Achievements include participation in the First Pakistani Women’s Winter Climbing Expedition and later becoming the first Pakistani woman to climb Everest and the youngest Muslim woman to do so aged just 21. Speaking to Newsweek after her Everest summit, Samina explained that she climbs to empower women, she said, “I was thinking about the women of Pakistan, those who are not allowed to get education, those who are not allowed to do whatever they want to do in their life. I hope that the families will understand that the contribution of women is important and can be more powerful for building a greater country.”
On their adventure on Mt. Everest, they had a total of 5 people in their team; two Indian twin sisters and a Saudi girl included. Samina and her brother have started up an organization through which they look forward to promote gender equality and women empowerment.
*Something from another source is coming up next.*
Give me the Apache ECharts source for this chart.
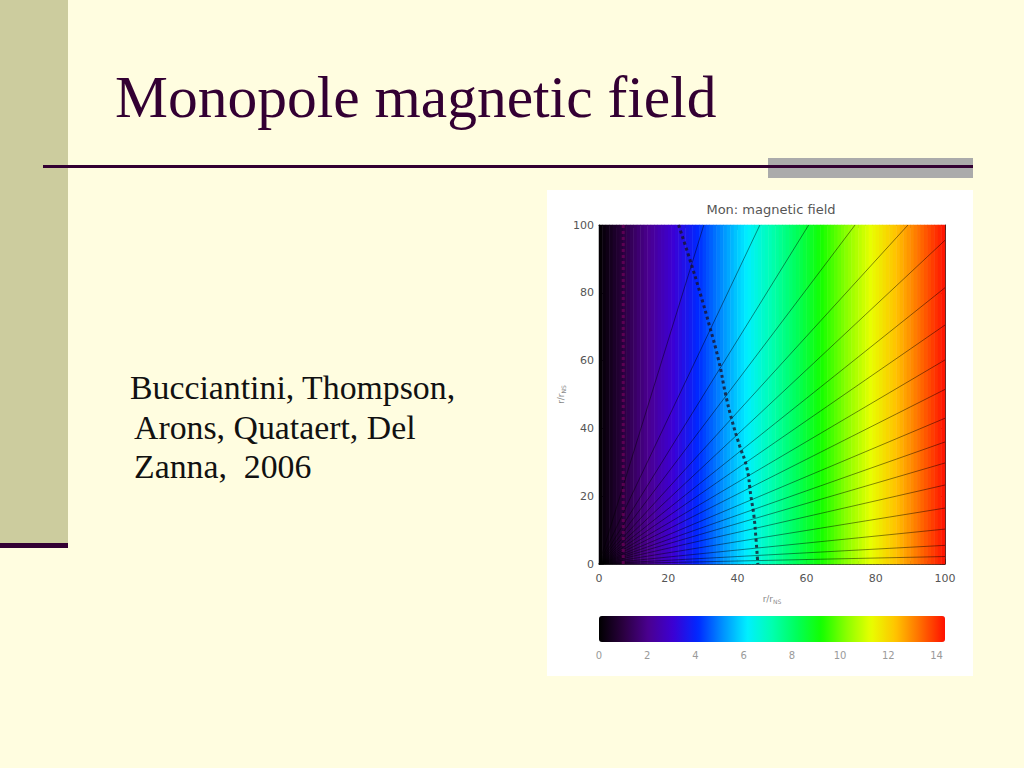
<!DOCTYPE html>
<html>
<head>
<meta charset="utf-8">
<title>Monopole magnetic field</title>
<script src="https://cdn.jsdelivr.net/npm/echarts@6/dist/echarts.min.js"></script>
<style>
  html, body { margin: 0; padding: 0; background: #FFFDE0; }
  #main { width: 1024px; height: 768px; }
</style>
</head>
<body>
<div id="main"></div>
<script>
// ---- data ----
const slideTitle = 'Monopole magnetic field';
const bodyLines = ['Bucciantini, Thompson,', 'Arons, Quataert, Del', 'Zanna,  2006'];
const chartTitle = 'Mon: magnetic field';

// field value per column (1 unit of r/r_NS wide, x = 0..100)
const colValues = [
  0.07, 0.22, 0.36, 0.50, 0.65, 0.79, 0.93, 1.08, 1.22, 1.36,
  1.51, 1.65, 1.79, 1.94, 2.08, 2.22, 2.37, 2.51, 2.65, 2.80,
  2.94, 3.09, 3.23, 3.37, 3.52, 3.66, 3.80, 3.95, 4.09, 4.23,
  4.38, 4.52, 4.66, 4.81, 4.95, 5.09, 5.24, 5.38, 5.52, 5.67,
  5.81, 5.95, 6.10, 6.24, 6.38, 6.53, 6.67, 6.82, 6.96, 7.10,
  7.25, 7.39, 7.53, 7.68, 7.82, 7.96, 8.11, 8.25, 8.39, 8.54,
  8.68, 8.82, 8.97, 9.11, 9.25, 9.40, 9.54, 9.68, 9.83, 9.97,
  10.12, 10.26, 10.40, 10.55, 10.69, 10.83, 10.98, 11.12, 11.26, 11.41,
  11.55, 11.69, 11.84, 11.98, 12.12, 12.27, 12.41, 12.55, 12.70, 12.84,
  12.98, 13.13, 13.27, 13.41, 13.56, 13.70, 13.85, 13.99, 14.13, 14.28
];
const colCategories = colValues.map((_, i) => String(i));
const rowCategories = ['all'];

// field lines: radial from the origin, ending on the plot border
const lineEndX = [30.3, 46.5, 60.6, 74, 89.3, 100, 100, 100, 100, 100, 100, 100, 100, 100, 100, 100, 100, 100];
const lineEndY = [100, 100, 100, 100, 100, 95.5, 81.5, 70.5, 60.2, 51.5, 43, 36, 29.8, 23.3, 16.5, 10.3, 5.5, 2.2];

// dotted surface curve
const surfX = [23, 26.2, 29.2, 32, 34.6, 36.6, 38.4, 40.6, 42.7, 43.9, 44.8, 45.4, 45.9];
const surfY = [100, 90, 80, 70, 60, 50, 42.5, 35, 28.5, 20, 14, 7, 0];

// dotted vertical line near the inner boundary
const innerX = [7, 7];
const innerY = [0, 100];

// axes
const axisMin = 0, axisMax = 100, axisStep = 20;
const colorbarMin = 0, colorbarMax = 14.35;
const colorbarTicks = [0, 2, 4, 6, 8, 10, 12, 14];
const rainbow = ['#000000', '#2b0040', '#4a0090', '#3c00d4', '#0028ff', '#0090ff', '#00f0ff',
                 '#00ffb0', '#00ff5a', '#14ff00', '#88ff00', '#e8ff00', '#ffc400', '#ff6c00', '#ff1000'];

// ---- chart ----
const chart = echarts.init(document.getElementById('main'), null, { renderer: 'svg' });

const serif = "'Liberation Serif', 'Times New Roman', serif";
const sans = "'DejaVu Sans', sans-serif";

const nameRich = {
  a: { fontSize: 9, color: '#8a8a8a', fontFamily: sans },
  s: { fontSize: 6, color: '#8a8a8a', fontFamily: sans, verticalAlign: 'bottom', padding: [4, 0, 0, 0] }
};

const plotGrid = { left: 599, top: 225, width: 346, height: 339 };

const fieldSeries = lineEndX.map((ex, i) => ({
  type: 'line',
  xAxisIndex: 1, yAxisIndex: 1,
  data: [[0, 0], [ex, lineEndY[i]]],
  symbol: 'none',
  silent: true,
  z: 4,
  lineStyle: { color: 'rgba(0,0,0,0.45)', width: 1 }
}));

const option = {
  backgroundColor: '#FFFDE0',
  animation: false,
  title: {
    text: chartTitle,
    left: 771, top: 203, padding: 0,
    textAlign: 'center',
    textStyle: { fontSize: 13, fontWeight: 'normal', color: '#555', fontFamily: sans }
  },
  graphic: [
    { type: 'rect', z: -5, shape: { x: 0, y: 0, width: 68, height: 543 }, style: { fill: '#CCCC9E' } },
    { type: 'rect', z: -5, shape: { x: 0, y: 543, width: 68, height: 5 }, style: { fill: '#330033' } },
    { type: 'rect', z: -5, shape: { x: 768, y: 158, width: 205, height: 20 }, style: { fill: '#ABABAB' } },
    { type: 'line', z: -4, shape: { x1: 43, y1: 166.5, x2: 973, y2: 166.5 }, style: { stroke: '#330033', lineWidth: 3 } },
    { type: 'rect', z: -5, shape: { x: 547, y: 190, width: 426, height: 486 }, style: { fill: '#FFFFFF' } },
    { type: 'text', z: -3, x: 115, y: 97, style: { text: slideTitle, font: '59.5px ' + serif, fill: '#330033', verticalAlign: 'middle' } },
    { type: 'text', z: -3, x: 130, y: 387, style: { text: bodyLines[0], font: '33.8px ' + serif, fill: '#111', verticalAlign: 'middle' } },
    { type: 'text', z: -3, x: 134, y: 427, style: { text: bodyLines[1], font: '33.8px ' + serif, fill: '#111', verticalAlign: 'middle' } },
    { type: 'text', z: -3, x: 134, y: 466, style: { text: bodyLines[2], font: '33.8px ' + serif, fill: '#111', verticalAlign: 'middle' } }
  ],
  grid: [
    Object.assign({}, plotGrid),
    Object.assign({}, plotGrid),
    { left: 599, top: 616, width: 346, height: 26 }
  ],
  xAxis: [
    { gridIndex: 0, type: 'category', data: colCategories, show: false },
    {
      gridIndex: 1, type: 'value', min: axisMin, max: axisMax, interval: axisStep, position: 'bottom',
      name: '{a|r/r}{s|NS}', nameLocation: 'middle', nameGap: 30,
      nameTextStyle: { rich: nameRich },
      axisLine: { show: true, onZero: false, lineStyle: { color: '#333', width: 1 } },
      axisTick: { show: true, inside: true, length: 5, lineStyle: { color: '#222' } },
      minorTick: { show: true, splitNumber: 4, length: 3, lineStyle: { color: '#222' } },
      splitLine: { show: false },
      axisLabel: { color: '#555', fontSize: 11, margin: 9, fontFamily: sans }
    },
    {
      gridIndex: 1, type: 'value', min: axisMin, max: axisMax, interval: axisStep, position: 'top',
      axisLine: { show: true, onZero: false, lineStyle: { color: '#333', width: 1 } },
      axisTick: { show: true, inside: true, length: 5, lineStyle: { color: '#222' } },
      minorTick: { show: true, splitNumber: 4, length: 3, lineStyle: { color: '#222' } },
      splitLine: { show: false },
      axisLabel: { show: false }
    },
    {
      gridIndex: 2, type: 'value', min: colorbarMin, max: colorbarMax, interval: 2,
      axisLine: { show: false }, axisTick: { show: false }, splitLine: { show: false },
      axisLabel: {
        color: '#9a9a9a', fontSize: 10, margin: 8, fontFamily: sans, showMaxLabel: false,
        formatter: v => (colorbarTicks.indexOf(v) >= 0 ? String(v) : '')
      }
    }
  ],
  yAxis: [
    { gridIndex: 0, type: 'category', data: rowCategories, show: false },
    {
      gridIndex: 1, type: 'value', min: axisMin, max: axisMax, interval: axisStep, position: 'left',
      name: '{a|r/r}{s|NS}', nameLocation: 'middle', nameGap: 33,
      nameTextStyle: { rich: nameRich },
      axisLine: { show: true, onZero: false, lineStyle: { color: '#333', width: 1 } },
      axisTick: { show: true, inside: true, length: 5, lineStyle: { color: '#222' } },
      minorTick: { show: true, splitNumber: 4, length: 3, lineStyle: { color: '#222' } },
      splitLine: { show: false },
      axisLabel: { color: '#555', fontSize: 11, margin: 5, fontFamily: sans }
    },
    {
      gridIndex: 1, type: 'value', min: axisMin, max: axisMax, interval: axisStep, position: 'right',
      axisLine: { show: true, onZero: false, lineStyle: { color: '#333', width: 1 } },
      axisTick: { show: true, inside: true, length: 5, lineStyle: { color: '#222' } },
      minorTick: { show: true, splitNumber: 4, length: 3, lineStyle: { color: '#222' } },
      splitLine: { show: false },
      axisLabel: { show: false }
    },
    { gridIndex: 2, type: 'value', show: false, min: 0, max: 1 }
  ],
  visualMap: {
    type: 'continuous',
    seriesIndex: 0,
    min: colorbarMin, max: colorbarMax,
    orient: 'horizontal',
    left: 599, top: 616,
    itemWidth: 26, itemHeight: 346,
    padding: 0,
    calculable: false,
    hoverLink: false,
    text: null,
    showLabel: false,
    inRange: { color: rainbow }
  },
  series: [
    {
      type: 'heatmap',
      xAxisIndex: 0, yAxisIndex: 0,
      data: colValues.map((v, i) => [i, 0, v]),
      progressive: 0,
      silent: true,
      itemStyle: { borderWidth: 0 },
      emphasis: { disabled: true },
      z: 2
    }
  ].concat(fieldSeries).concat([
    {
      type: 'line', xAxisIndex: 1, yAxisIndex: 1, z: 5, silent: true,
      data: surfX.map((x, i) => [x, surfY[i]]),
      symbol: 'none', smooth: true,
      lineStyle: { color: 'rgba(25,20,45,0.8)', width: 3, type: [3, 3] }
    },
    {
      type: 'line', xAxisIndex: 1, yAxisIndex: 1, z: 5, silent: true,
      data: innerX.map((x, i) => [x, innerY[i]]),
      symbol: 'none',
      lineStyle: { color: 'rgba(110,0,90,0.75)', width: 3, type: [3, 3] }
    }
  ])
};

chart.setOption(option);
</script>
</body>
</html>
The duo of the mountaineer siblings reached the peaks of seven highest mountains of the world over a span of eight months. Samina reached the summit of the following mountains: Mt Aconcagua, Argentina the highest peak in South America (6,961 m), Mt Vinson, Antarctica (4.822m), Mt Kilimanjaro (5895m) Tanzania and Mt McKinley, Alaska, (6,168 m) where she became the first Pakistani woman to climb to the top of the highest mountain in North America. Samina also scaled the following, Puncak Java (4,884 m) the highest peak in Indonesia and Europe’s highest mountain, Mt Elbrus, (5,642 m) as well as Mt Everest, world’s highest mountain (8,848 m).
“It is my intention to motivate more women to participate as this will give a message of confidence to females everywhere that if a young woman can climb mountains, she can do anything.”